Certainly, Giamatti has always been a perfect match for baseball. The first man in the game to officially interview him was Bud Selig, the owner of the Milwaukee Brewers, then at the helm of the search committee that would eventually tap Peter Ueberroth for the commissioner's job. Selig and Giamatti had dinner in New York. "It was one of the nicest evenings of my life," Selig says. After eating, the two men stepped outside into the summer air and walked the streets of Manhattan, strolling along for an hour or more, Selig recalls fondly, "just talking about baseball—not just Ted Williams, you understand, but about Bobby Doerr and Al Zarilla. I appreciated immediately what a wonderful intuitive grasp he had of the game."
Even now, the baseball establishment's only real reservation about Giamatti is that he's too much the fan. But the new commissioner is perhaps viewed more dubiously by some journalists and other chroniclers. It was they—and their long lineage—who saw to it that baseball became the most literate game, and it is supposed to be the duty of these troubadours to sing of the Doerrs and Zarillas. In this ancient folk opera, commissioners will always be craven interlopers, ordained by Philistine owners. And now the actual commissioner is a lifelong martyr to the numinous Bosox cause and a bard himself, who holds most precious among the honors bestowed upon him an award not only for a sports story, but for an ode to the sainted Tom Seaver. Inevitably, whenever Giamatti is referred to as a former professor or as a scholar or as a refugee from academia, stuff like that, criticism of his baseball leadership skills is certain to follow. "Yes, yes," he whines facetiously, "Dante is back out at the ballpark today."
Like a deskbound commander, he wishes somewhere in his heart that he had been brevetted on the battlefield. "But I can't help it if I couldn't hit a major league fastball," Giamatti admits humbly (thereby cleverly obscuring the greater truth—he also couldn't hit a junior high school fastball). No, it was the chance for a great love, requited, that brought him to baseball. Indeed, Giamatti was just six weeks from returning to teaching when the call to run the National League came in 1986. He already had, not necessarily in order of importance, tenure, a course to teach and a guaranteed parking place. One could even say he was home.
Yet he leapt at the chance in baseball, and when, two years later, the opportunity for promotion came, there was no pause. "If you love the game, and somebody says to you, 'We've elected you commissioner,' you don't stand around with your finger in your mouth," he says, "you don't scruple, dimple and dance—and you don't give them the time to rethink the proposition. You just say, 'Terrific. Thank you very much.' "
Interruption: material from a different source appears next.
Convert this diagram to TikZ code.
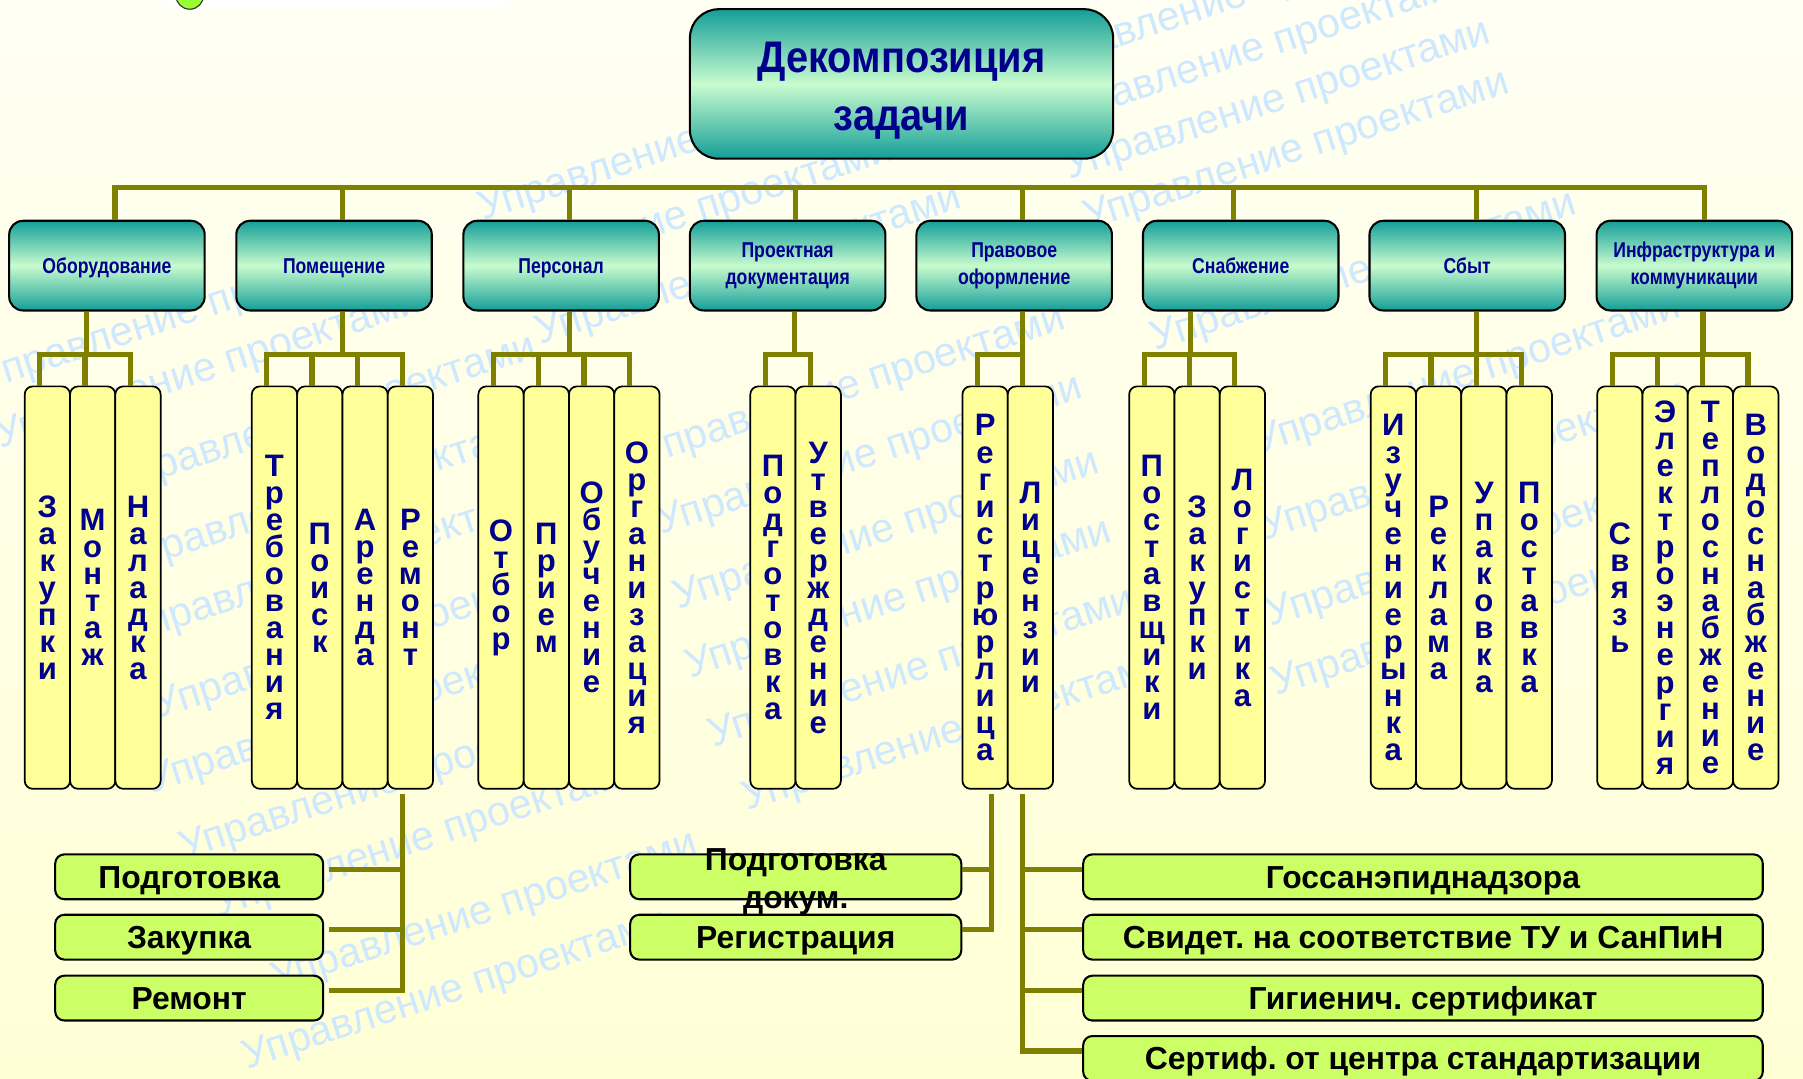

So he did. And with that, he moved that much further from the best job he ever had. It's revealing, no doubt, that when Giamatti talks about the experience of becoming president of Yale, he calls it "being uprooted." In point of fact, he still lives in New Haven where, as a young professor, he listened to Red Sox games, sucked on bottles of Knickerbocker beer and the next morning drove off in his old yellow VW bug to Sterling Library, there to delve joyously into purgatory and allegory.
But then, like one of the great knights of The Faerie Queene, he was uprooted from the faculty, sent off to the presidency and the commissionership. On his 40th birthday, he was on a plane, going somewhere to raise money for Yale; on his 50th, a year ago, he was watching a ball game with Reds owner Marge Schott in Cincinnati. Now, just days after his 51st birthday, he is presiding over the National Pastime. Nosce teipsum, brave Giamatti. In the effort to get back home again, he has reached second base, with a good lead. His beard is white now, but it's April again, the parks smell like paradise, and his world is green.